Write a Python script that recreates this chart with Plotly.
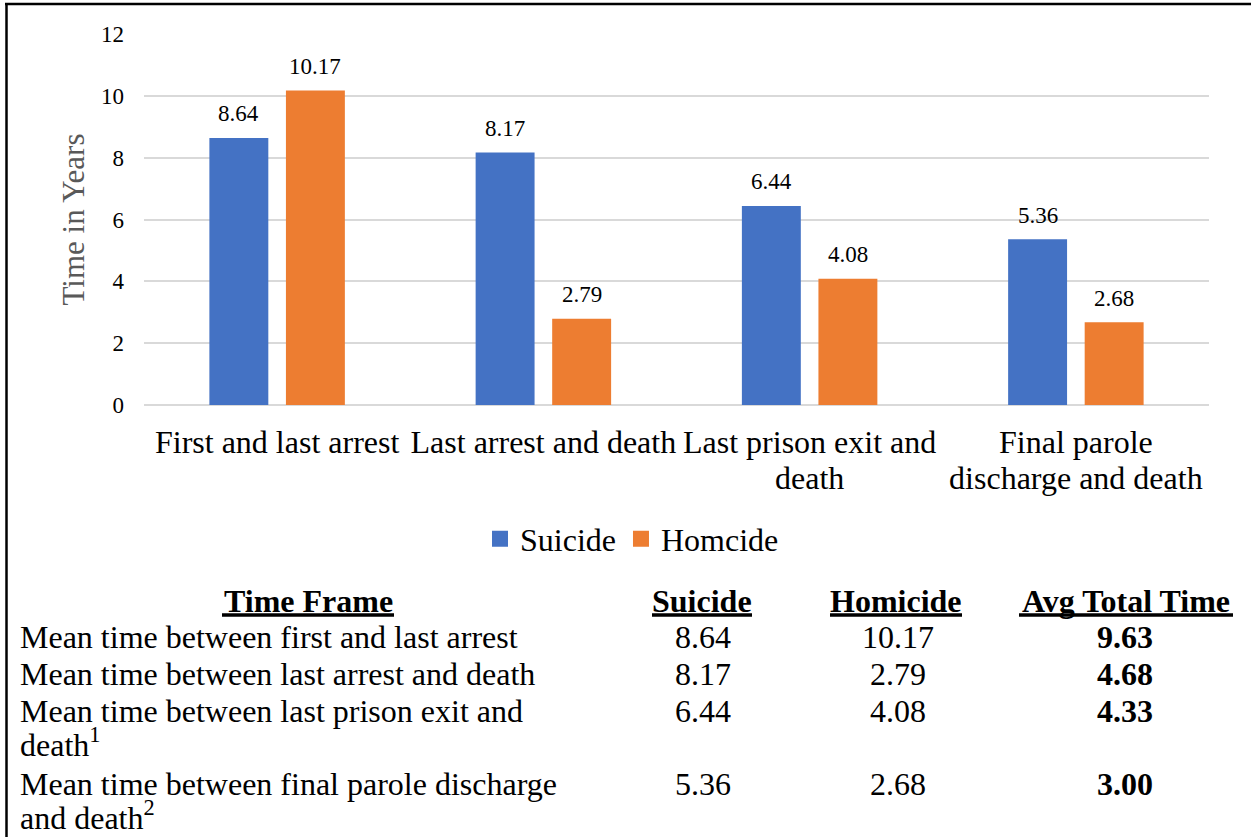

########################################

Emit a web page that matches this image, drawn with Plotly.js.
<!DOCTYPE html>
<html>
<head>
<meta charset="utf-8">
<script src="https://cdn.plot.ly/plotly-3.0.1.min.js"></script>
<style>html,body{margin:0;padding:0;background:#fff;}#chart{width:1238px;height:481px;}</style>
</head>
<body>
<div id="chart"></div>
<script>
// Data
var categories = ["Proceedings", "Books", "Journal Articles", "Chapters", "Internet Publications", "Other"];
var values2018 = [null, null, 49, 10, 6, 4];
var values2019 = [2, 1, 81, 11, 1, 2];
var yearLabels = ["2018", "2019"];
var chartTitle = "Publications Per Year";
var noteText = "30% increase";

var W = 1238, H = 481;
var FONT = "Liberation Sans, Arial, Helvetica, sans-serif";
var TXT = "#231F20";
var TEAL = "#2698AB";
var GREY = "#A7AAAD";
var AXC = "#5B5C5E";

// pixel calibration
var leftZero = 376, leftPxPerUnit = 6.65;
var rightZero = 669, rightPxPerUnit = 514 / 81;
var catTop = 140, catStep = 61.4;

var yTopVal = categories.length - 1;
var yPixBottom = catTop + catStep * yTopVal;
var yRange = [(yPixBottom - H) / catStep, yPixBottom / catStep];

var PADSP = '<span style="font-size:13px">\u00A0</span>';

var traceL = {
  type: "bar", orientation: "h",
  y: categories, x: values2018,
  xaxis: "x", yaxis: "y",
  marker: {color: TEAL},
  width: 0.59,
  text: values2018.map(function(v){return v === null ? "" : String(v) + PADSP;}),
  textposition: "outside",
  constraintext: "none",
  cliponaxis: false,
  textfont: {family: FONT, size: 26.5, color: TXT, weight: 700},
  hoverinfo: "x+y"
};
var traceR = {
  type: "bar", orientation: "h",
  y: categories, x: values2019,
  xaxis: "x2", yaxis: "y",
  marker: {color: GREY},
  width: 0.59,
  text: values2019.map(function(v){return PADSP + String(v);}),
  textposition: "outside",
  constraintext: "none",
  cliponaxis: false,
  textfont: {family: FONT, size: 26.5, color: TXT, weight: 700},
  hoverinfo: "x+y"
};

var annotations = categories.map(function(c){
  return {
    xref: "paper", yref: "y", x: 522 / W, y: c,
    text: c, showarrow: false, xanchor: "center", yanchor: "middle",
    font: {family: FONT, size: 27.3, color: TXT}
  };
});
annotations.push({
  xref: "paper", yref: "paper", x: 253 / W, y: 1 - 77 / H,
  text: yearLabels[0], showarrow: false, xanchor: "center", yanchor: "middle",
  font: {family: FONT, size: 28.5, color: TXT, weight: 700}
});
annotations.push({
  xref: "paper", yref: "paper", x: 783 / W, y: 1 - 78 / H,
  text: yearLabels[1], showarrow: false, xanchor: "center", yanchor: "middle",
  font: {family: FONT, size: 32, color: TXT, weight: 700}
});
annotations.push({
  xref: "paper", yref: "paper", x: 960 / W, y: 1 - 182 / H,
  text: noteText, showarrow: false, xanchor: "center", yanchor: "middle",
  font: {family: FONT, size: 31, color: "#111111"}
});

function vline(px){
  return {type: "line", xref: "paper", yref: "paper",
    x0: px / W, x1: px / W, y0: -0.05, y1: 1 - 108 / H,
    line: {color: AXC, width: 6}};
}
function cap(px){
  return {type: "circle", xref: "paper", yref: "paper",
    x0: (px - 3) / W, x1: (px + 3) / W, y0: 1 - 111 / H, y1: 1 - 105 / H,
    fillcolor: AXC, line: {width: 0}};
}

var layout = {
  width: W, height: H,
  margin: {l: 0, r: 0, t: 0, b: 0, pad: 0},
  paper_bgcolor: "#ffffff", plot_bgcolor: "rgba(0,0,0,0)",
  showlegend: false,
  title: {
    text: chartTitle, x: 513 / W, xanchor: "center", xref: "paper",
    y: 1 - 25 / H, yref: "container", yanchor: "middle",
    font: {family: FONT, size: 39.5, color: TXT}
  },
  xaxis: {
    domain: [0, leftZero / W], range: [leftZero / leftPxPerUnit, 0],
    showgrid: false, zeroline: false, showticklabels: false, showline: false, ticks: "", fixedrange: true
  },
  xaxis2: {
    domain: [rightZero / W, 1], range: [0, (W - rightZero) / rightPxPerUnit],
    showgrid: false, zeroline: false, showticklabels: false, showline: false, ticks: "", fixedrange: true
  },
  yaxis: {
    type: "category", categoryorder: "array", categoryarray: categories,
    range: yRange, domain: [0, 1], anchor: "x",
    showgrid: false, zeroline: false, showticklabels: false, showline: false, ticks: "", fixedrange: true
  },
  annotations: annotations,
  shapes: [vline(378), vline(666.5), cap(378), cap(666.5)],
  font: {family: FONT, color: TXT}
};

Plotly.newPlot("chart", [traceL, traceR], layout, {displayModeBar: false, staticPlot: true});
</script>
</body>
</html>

########################################

■ What you are asked to do: Everything from the line with "Emit a web page" through the line with "var PADSP = '<span" is to be output exactly; leave out all other lines.

■ Response to the exercise:
Emit a web page that matches this image, drawn with Plotly.js.
<!DOCTYPE html>
<html>
<head>
<meta charset="utf-8">
<script src="https://cdn.plot.ly/plotly-3.0.1.min.js"></script>
<style>html,body{margin:0;padding:0;background:#fff;}#chart{width:1238px;height:481px;}</style>
</head>
<body>
<div id="chart"></div>
<script>
// Data
var categories = ["Proceedings", "Books", "Journal Articles", "Chapters", "Internet Publications", "Other"];
var values2018 = [null, null, 49, 10, 6, 4];
var values2019 = [2, 1, 81, 11, 1, 2];
var yearLabels = ["2018", "2019"];
var chartTitle = "Publications Per Year";
var noteText = "30% increase";

var W = 1238, H = 481;
var FONT = "Liberation Sans, Arial, Helvetica, sans-serif";
var TXT = "#231F20";
var TEAL = "#2698AB";
var GREY = "#A7AAAD";
var AXC = "#5B5C5E";

// pixel calibration
var leftZero = 376, leftPxPerUnit = 6.65;
var rightZero = 669, rightPxPerUnit = 514 / 81;
var catTop = 140, catStep = 61.4;

var yTopVal = categories.length - 1;
var yPixBottom = catTop + catStep * yTopVal;
var yRange = [(yPixBottom - H) / catStep, yPixBottom / catStep];

var PADSP = '<span style="font-size:13px">\u00A0</span>';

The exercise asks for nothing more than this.